> [WRITTEN EXERCISE]:
Only the pictures are omitted; repeat all other data exactly.

## BEGIN DATA LINES

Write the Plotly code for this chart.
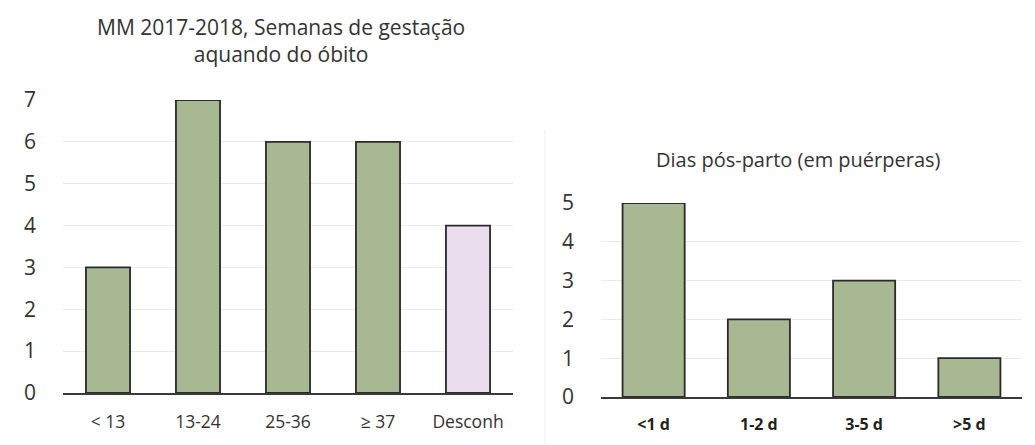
"""Two bar charts: gestational weeks at death and post-partum days."""
import plotly.graph_objects as go

GREEN = "#A8B893"
PINK = "#EADDEE"
EDGE = "#2a2a2a"
FONT = "'Open Sans', Lato, sans-serif"

semanas_labels = ["< 13", "13-24", "25-36", "≥ 37", "Desconh"]
semanas_values = [3, 7, 6, 6, 4]
semanas_colors = [GREEN, GREEN, GREEN, GREEN, PINK]

dias_labels = ["<1 d", "1-2 d", "3-5 d", ">5 d"]
dias_values = [5, 2, 3, 1]

# page body adds an 8px offset, so the figure is sized to fit inside the window
OFF = 8
W, H = 1035 - OFF, 445 - OFF


def px_x(p):
    return (p - OFF) / W


def px_y(p):
    return 1 - (p - OFF) / H


fig = go.Figure()
fig.add_trace(go.Bar(
    x=semanas_labels, y=semanas_values, marker=dict(color=semanas_colors, line=dict(color=EDGE, width=1.8)),
    xaxis="x", yaxis="y", showlegend=False,
))
fig.add_trace(go.Bar(
    x=dias_labels, y=dias_values, marker=dict(color=GREEN, line=dict(color=EDGE, width=1.8)),
    xaxis="x2", yaxis="y2", showlegend=False, width=0.59,
))

grid = dict(showgrid=True, gridcolor="#ebebeb", gridwidth=1, zeroline=False, automargin=False)

fig.update_layout(
    width=W, height=H,
    margin=dict(l=0, r=0, t=0, b=0, autoexpand=False),
    plot_bgcolor="white", paper_bgcolor="white",
    font=dict(family=FONT, color="#333"),
    bargap=0.51,
    xaxis=dict(domain=[px_x(63), px_x(513)], anchor="y", showline=True, linecolor="#3a3a3a", linewidth=1.5,
               tickfont=dict(size=17.5, color="#333"), ticks="", ticklabelstandoff=12, automargin=False),
    yaxis=dict(domain=[px_y(393), px_y(100)], anchor="x", range=[0, 7], dtick=1,
               tickfont=dict(size=21, color="#333"), ticklabelstandoff=26, **grid),
    xaxis2=dict(domain=[px_x(601), px_x(1022)], anchor="y2", showline=True, linecolor="#3a3a3a", linewidth=1.5,
                tickfont=dict(size=16, color="#222", weight="bold"), ticks="", ticklabelstandoff=12,
                automargin=False),
    yaxis2=dict(domain=[px_y(397), px_y(203)], anchor="x2", range=[0, 5], dtick=1,
                tickfont=dict(size=21, color="#333"), ticklabelstandoff=26, **grid),
    annotations=[
        dict(text="MM 2017-2018, Semanas de gestação<br>aquando do óbito", x=px_x(281), y=px_y(41),
             xref="paper", yref="paper", showarrow=False, xanchor="center", yanchor="middle",
             font=dict(size=21, color="#333")),
        dict(text="Dias pós-parto (em puérperas)", x=px_x(798), y=px_y(159),
             xref="paper", yref="paper", showarrow=False, xanchor="center", yanchor="middle",
             font=dict(size=20, color="#333")),
    ],
    shapes=[
        dict(type="line", xref="paper", yref="paper", x0=px_x(545), x1=px_x(545), y0=0, y1=px_y(130),
             line=dict(color="#eeeeee", width=1)),
    ],
)

fig.write_html("out.html")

## END DATA LINES

> [ANSWER FOR THE TASK]:
Write the Plotly code for this chart.
"""Two bar charts: gestational weeks at death and post-partum days."""
import plotly.graph_objects as go

GREEN = "#A8B893"
PINK = "#EADDEE"
EDGE = "#2a2a2a"
FONT = "'Open Sans', Lato, sans-serif"

semanas_labels = ["< 13", "13-24", "25-36", "≥ 37", "Desconh"]
semanas_values = [3, 7, 6, 6, 4]
semanas_colors = [GREEN, GREEN, GREEN, GREEN, PINK]

dias_labels = ["<1 d", "1-2 d", "3-5 d", ">5 d"]
dias_values = [5, 2, 3, 1]

# page body adds an 8px offset, so the figure is sized to fit inside the window
OFF = 8
W, H = 1035 - OFF, 445 - OFF


def px_x(p):
    return (p - OFF) / W


def px_y(p):
    return 1 - (p - OFF) / H


fig = go.Figure()
fig.add_trace(go.Bar(
    x=semanas_labels, y=semanas_values, marker=dict(color=semanas_colors, line=dict(color=EDGE, width=1.8)),
    xaxis="x", yaxis="y", showlegend=False,
))
fig.add_trace(go.Bar(
    x=dias_labels, y=dias_values, marker=dict(color=GREEN, line=dict(color=EDGE, width=1.8)),
    xaxis="x2", yaxis="y2", showlegend=False, width=0.59,
))

grid = dict(showgrid=True, gridcolor="#ebebeb", gridwidth=1, zeroline=False, automargin=False)

fig.update_layout(
    width=W, height=H,
    margin=dict(l=0, r=0, t=0, b=0, autoexpand=False),
    plot_bgcolor="white", paper_bgcolor="white",
    font=dict(family=FONT, color="#333"),
    bargap=0.51,
    xaxis=dict(domain=[px_x(63), px_x(513)], anchor="y", showline=True, linecolor="#3a3a3a", linewidth=1.5,
               tickfont=dict(size=17.5, color="#333"), ticks="", ticklabelstandoff=12, automargin=False),
    yaxis=dict(domain=[px_y(393), px_y(100)], anchor="x", range=[0, 7], dtick=1,
               tickfont=dict(size=21, color="#333"), ticklabelstandoff=26, **grid),
    xaxis2=dict(domain=[px_x(601), px_x(1022)], anchor="y2", showline=True, linecolor="#3a3a3a", linewidth=1.5,
                tickfont=dict(size=16, color="#222", weight="bold"), ticks="", ticklabelstandoff=12,
                automargin=False),
    yaxis2=dict(domain=[px_y(397), px_y(203)], anchor="x2", range=[0, 5], dtick=1,
                tickfont=dict(size=21, color="#333"), ticklabelstandoff=26, **grid),
    annotations=[
        dict(text="MM 2017-2018, Semanas de gestação<br>aquando do óbito", x=px_x(281), y=px_y(41),
             xref="paper", yref="paper", showarrow=False, xanchor="center", yanchor="middle",
             font=dict(size=21, color="#333")),
        dict(text="Dias pós-parto (em puérperas)", x=px_x(798), y=px_y(159),
             xref="paper", yref="paper", showarrow=False, xanchor="center", yanchor="middle",
             font=dict(size=20, color="#333")),
    ],
    shapes=[
        dict(type="line", xref="paper", yref="paper", x0=px_x(545), x1=px_x(545), y0=0, y1=px_y(130),
             line=dict(color="#eeeeee", width=1)),
    ],
)

fig.write_html("out.html")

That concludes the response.